The term "red earth" refers to the heavily oxidized, clay-rich soils that Bridgewater (who acquired the surname from her first husband) found in both Mali and her home in Memphis. More deeply even than the musical similarities she found, this coincidence convinced her that she had found her root community, and is celebrated throughout the movie. Red soils -- perhaps ultisols in both cases -- are those that have been depleted by eons of leaching; they convey vast depths of time and profound struggle, as does her preferred music, the blues. Bridgewater's musical journey is a metaphor for her personal journey and of the melding of her own experience with that of the place where she has found home. She works alongside her long-time jazz colleagues and new-found Malian musicians to create a new kind of blues, played on traditional instruments of Mali and telling the stories of both lands.
One of the most important stories is that of force marriage in Mali. It is still common -- giving Mali the
third-highest rate of juvenile marriage in the world -- but is now illegal and starting to wane, based on the efforts of some of the musicians who came to Bridgewater's project.
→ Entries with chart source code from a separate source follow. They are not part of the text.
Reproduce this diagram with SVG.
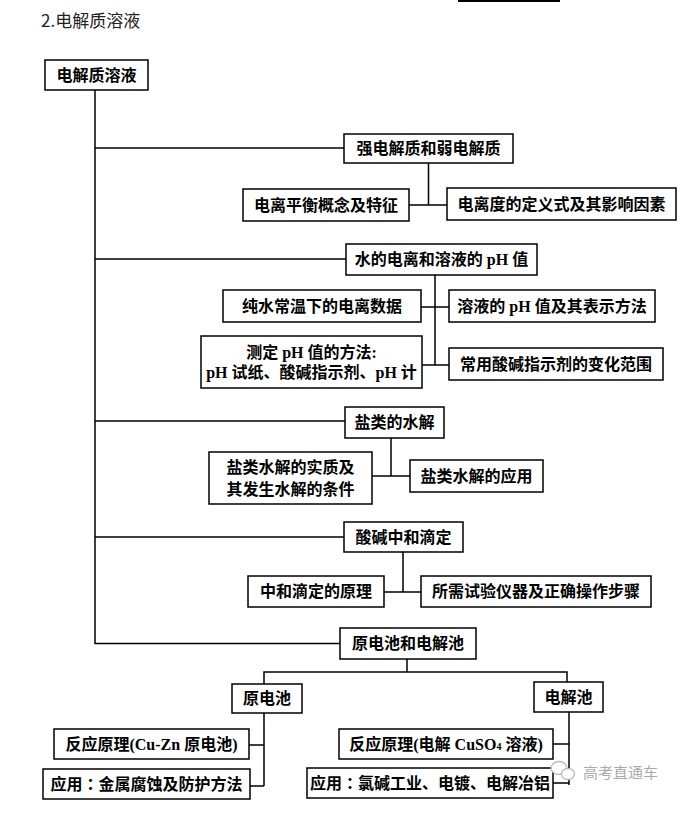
<svg xmlns="http://www.w3.org/2000/svg" width="700" height="816" viewBox="0 0 700 816">
<style>
.bx{fill:#fff;stroke:#000;stroke-width:1.5}
.t{font-family:"Liberation Serif","Noto Sans CJK SC",serif;font-weight:700;font-size:16px;text-anchor:middle;fill:#000}
.c{font-family:"Noto Sans CJK TC",sans-serif}
.ln{fill:none;stroke:#000;stroke-width:1.5}
.title{font-family:"Noto Sans CJK SC","Liberation Sans",sans-serif;font-size:17px;fill:#222}
.wm{font-family:"Noto Sans CJK SC",sans-serif;font-size:15px;fill:#aaa}
</style>
<rect width="700" height="816" fill="#fff"/>
<line x1="458" y1="1" x2="560" y2="1" stroke="#000" stroke-width="2"/>
<text class="title" x="41" y="27">2.电解质溶液</text>

<g id="connectors" class="ln">
<path d="M95,90 V643.5 H340"/>
<path d="M95,148 H344 M428.5,163 V205 M409,205 H447"/>
<path d="M95,259 H346 M435,275 V365 M421,307 H449 M422,365 H449"/>
<path d="M95,421 H345 M391,438 V476 M372,476 H410"/>
<path d="M95,537 H344 M403,552 V592 M384,592 H421"/>
<path d="M407,659 V672 M264,684 V672 H567 V682 M264,713 V786 M249,745 H264 M250,786 H264 M569,712 V785 M553,744 H569 M553,783 H569"/>
</g>

<g id="root"><rect class="bx" x="45" y="60" width="103" height="30"/><text class="t" x="96.5" y="80.5">电解质溶液</text></g>

<g id="n1"><rect class="bx" x="344" y="134" width="169" height="29"/><text class="t" x="428.5" y="154">强电解质和弱电解质</text></g>
<g id="n1a"><rect class="bx" x="243" y="189" width="166" height="32"/><text class="t" x="326" y="210.5">电离平衡概念及特征</text></g>
<g id="n1b"><rect class="bx" x="447" y="188" width="229" height="32"/><text class="t" x="561.5" y="209.5">电离度的定义式及其影响因素</text></g>

<g id="n2"><rect class="bx" x="346" y="244" width="191" height="31"/><text class="t" x="441.5" y="265">水的电离和溶液的 pH 值</text></g>
<g id="n2a"><rect class="bx" x="223" y="290" width="198" height="32"/><text class="t" x="322" y="311.5">纯水常温下的电离数据</text></g>
<g id="n2b"><rect class="bx" x="449" y="290" width="206" height="32"/><text class="t" x="552" y="311.5">溶液的 pH 值及其表示方法</text></g>
<g id="n2c"><rect class="bx" x="201" y="336" width="221" height="52"/><text class="t" x="311.5" y="357.5">测定 pH 值的方法:</text><text class="t" x="311.5" y="377.5">pH 试纸、酸碱指示剂、pH 计</text></g>
<g id="n2d"><rect class="bx" x="449" y="348" width="214" height="32"/><text class="t" x="556" y="369.5">常用酸碱指示剂的变化范围</text></g>

<g id="n3"><rect class="bx" x="345" y="407" width="99" height="31"/><text class="t" x="394.5" y="428">盐类的水解</text></g>
<g id="n3a"><rect class="bx" x="209" y="452" width="163" height="52"/><text class="t" x="290.5" y="473">盐类水解的实质及</text><text class="t" x="290.5" y="494.5">其发生水解的条件</text></g>
<g id="n3b"><rect class="bx" x="410" y="460" width="133" height="32"/><text class="t" x="476.5" y="481.5">盐类水解的应用</text></g>

<g id="n4"><rect class="bx" x="344" y="522" width="119" height="30"/><text class="t" x="403.5" y="542.5">酸碱中和滴定</text></g>
<g id="n4a"><rect class="bx" x="248" y="576" width="136" height="31"/><text class="t" x="316" y="597">中和滴定的原理</text></g>
<g id="n4b"><rect class="bx" x="421" y="576" width="230" height="31"/><text class="t" x="536" y="597">所需试验仪器及正确操作步骤</text></g>

<g id="n5"><rect class="bx" x="340" y="628" width="136" height="31"/><text class="t" x="408" y="649">原电池和电解池</text></g>
<g id="n5L"><rect class="bx" x="232" y="684" width="70" height="29"/><text class="t" x="267" y="704">原电池</text></g>
<g id="n5R"><rect class="bx" x="534" y="682" width="69" height="30"/><text class="t" x="568.5" y="702.5">电解池</text></g>
<g id="n5L1"><rect class="bx" x="54" y="729" width="195" height="30"/><text class="t" x="151.5" y="749.5">反应原理(Cu-Zn 原电池)</text></g>
<g id="n5L2"><rect class="bx" x="43" y="769" width="207" height="30"/><text class="t" x="146.5" y="789.5">应用<tspan class="c">：</tspan>金属腐蚀及防护方法</text></g>
<g id="n5R1"><rect class="bx" x="339" y="729" width="214" height="30"/><text class="t" x="446" y="749.5">反应原理(电解 CuSO<tspan font-size="10">4</tspan> 溶液)</text></g>
<g id="n5R2"><rect class="bx" x="307" y="768" width="246" height="30"/><text class="t" x="430" y="788.5">应用<tspan class="c">：</tspan>氯碱工业、电镀、电解冶铝</text></g>

<g id="watermark">
<ellipse cx="559" cy="768" rx="8" ry="6.5" fill="#fff" stroke="#bbb" stroke-width="1.3"/>
<ellipse cx="568" cy="774" rx="6.5" ry="5.5" fill="#fff" stroke="#bbb" stroke-width="1.3"/>
<text class="wm" x="583" y="778">高考直通车</text>
</g>
</svg>
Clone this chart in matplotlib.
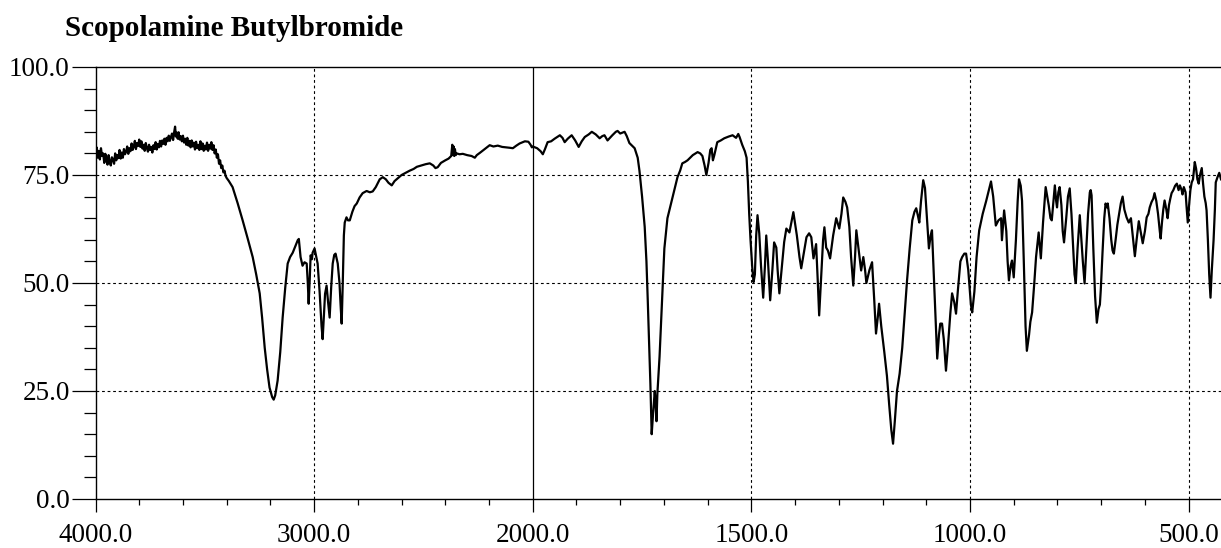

Because of their preliminary successes, she was convinced of the need to sing their story, though she had been reluctant at first. It is good that she is joining the effort, since the
problem of forced marriage continues to plague the region.
It was interesting to find so much to appreciate in a Bridgewater story that initially has only the coincidence of a name to recommend it. As it turns out, the story resonates with much of what we find in our own community, through our growing
connections in Africa and especially through the education and outreach of
Khakatay, our West African drumming ensemble.